1. This is an appeal from the dismissal of a petition in Insolvency, made on behalf of some Cuddappah creditors of the 1st insolvent, who claimed that as far as the assets of the Cuddappah business were concerned, they were entitled to priority, over the Madras creditors, who, they alleged, were creditors of the two insolvents in partnership in Madras. The learned Judge has found as a fact that in respect of the Madras business, the Madras creditors did not know that the second insolvent was a partner but treated him only as an agent of the firm and that therefore they are entitled to prove, in competition with the Cuddappah creditors, against what may be called the Cuddappah assets. Assuming that the finding was open to him and that it was a correct finding of fact, then on the authority of the old English cases, In Ex parte Hodgkinson (1815) 19 Ves. 296 and In Ex parte Norfolk 19 Ves. 454, they are entitled to elect as to which assets, they will go against, the general assets of the two partners or the separate assets of the one against whom they elect; and it is clear law that they could elect, until the very end of the proceedings and that, only when they have actually received a dividend, there is an election; and I think I am right in saying that even after they have received their dividend, they could still pay it back and prove against the other assets.
2. The main evidence given in this case was that of the second insolvent; there was also the evidence of the 1st insolvent given on a different occasion. There was a partnership deed, a power of attorney and the promissory notes or hundis, in respect of which the Madras creditors mainly were proving, The second insolvent swore that, although there was a partnership deed between him and the 1st insolvent, he was never in fact a partner, that that deed had never been acted upon, and that he never mentioned it to anybody and never used it, and that story is very much corroborated by the fact that the power of attorney is given to him not as a partner but as though he was somebody not a partner of the firm, and was used by him as appears from an examination of the document itself, in this Court on many occasions, as an agent of the firm and not as a partner in it. Further the documents given to the Madras creditors were signed by him not as a partner but as an agent of the firm, I think the learned Judge was entitled to come to the conclusion he came to. I think further that, he would have been, if he thought it to be the fact, entitled to the conclusion on this evidence that the second insolvent, although he entered into this agreement, was not in fact a partner at all. I think further on the document that it is fairly clear, and that in my view of the facts that, whether he was a partner or not, his interest in the Cuddappah business and his interest in the Madras business were exactly the same, and there was no separate Cuddappah or Madras business at all, but that it was one firm, and that if that is the correct view of the case, it does not matter for the present purpose, whether the second insolvent was a partner in the firm or not. I think there is ample evidence to support the learned Judge's view, namely, that, however that may be, the Madras creditors did not know that ha was a partner in Madras.
3. It is suggested that, if that was the view taken by the Judge, the Cuddappah creditors ought to have had some further opportunity of adducing evidence to contradict it.

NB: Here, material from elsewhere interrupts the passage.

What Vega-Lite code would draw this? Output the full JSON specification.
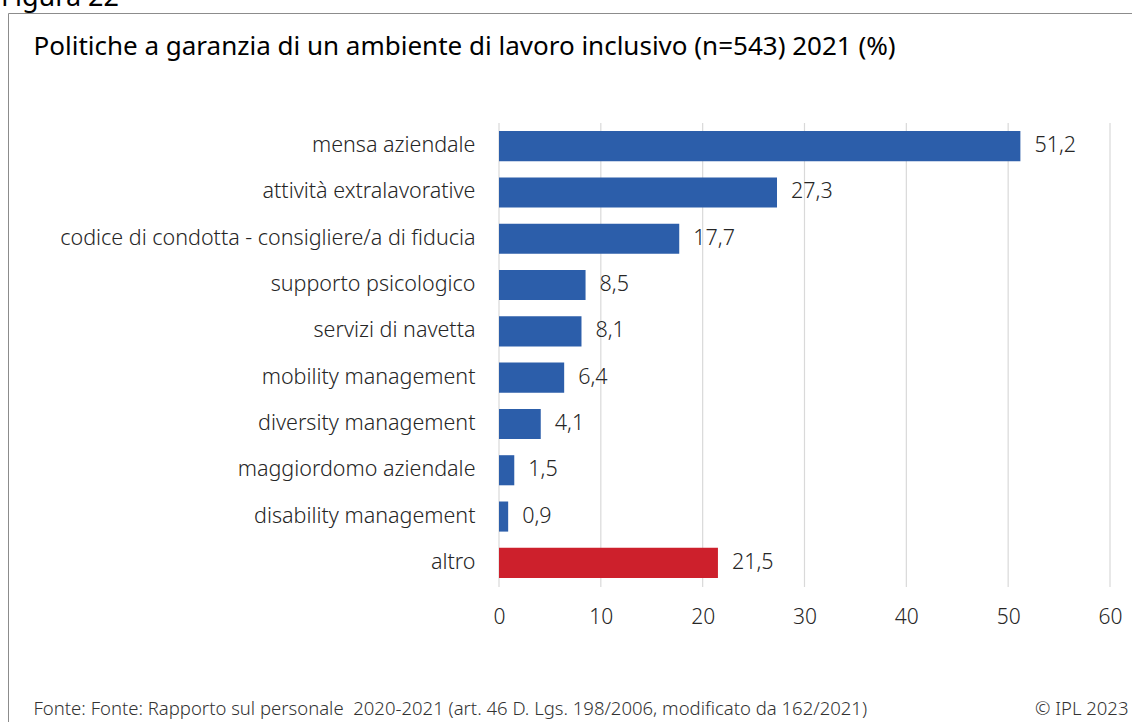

In my judgment, there was no such evidence, which in the face of this document could have been adduced with the remotest chance of being believed. On the view I take of the facts, such evidence would be irrelevant.
4. In my judgment, this judgment was right and the appeal must be dismissed with costs, on the Original Side scale. There will be a separate set of costs for the Official Assignee.
5. If the finding of the learned Judge is correct that the Madras creditors, at the time of dealing with the Madras branch ware under the impression that they were dealing only with the first insolvent through his agent, the second insolvent, then they are entitled to say that the debts due to them were, so far as their knowledge was concerned, separate debts within the meaning of the expression in Sub-clause (4) of Section 49 of the Presidency Towns Insolvency Act III of 1909. The only effect of their discovery at the time of filing the insolvency petition that there was a partnership would be merely to give them a right to an election. This is the English law according to the authorities cited in my Lord's judgment just delivered, and Section 19 ought to be interpreted in accordance with the English law. On the evidence I agree with my Lord's judgment and I think that the learned Judge's finding is justified, that the Madras creditors did not know of the partnership of the second insolvent at the time of their dealings with the Madras branch.
6. As to the other points that were argued in the case, I feel soma hesitation in saying that the whole of the Cuddappah business of the first insolvent was the same in interest as the Madras business. Whatever amounts and jewels were sent from Cuddappah to Madras, to that extent the Cudappah dealings were no doubt identical with the Madras business; but it may be that there is much more of the Cuddappah business, the object of which cannot be said to be the furtherance of the Madras business. I also feel some hesitation in saying that the interest of the second insolvent is the same in Madras, as well as in Cuddappah. But, however, this may be, on the finding of the learned Judge that Madras creditors bad no knowledge of the second insolvent's partnership, the appeal must be dismissed with costs.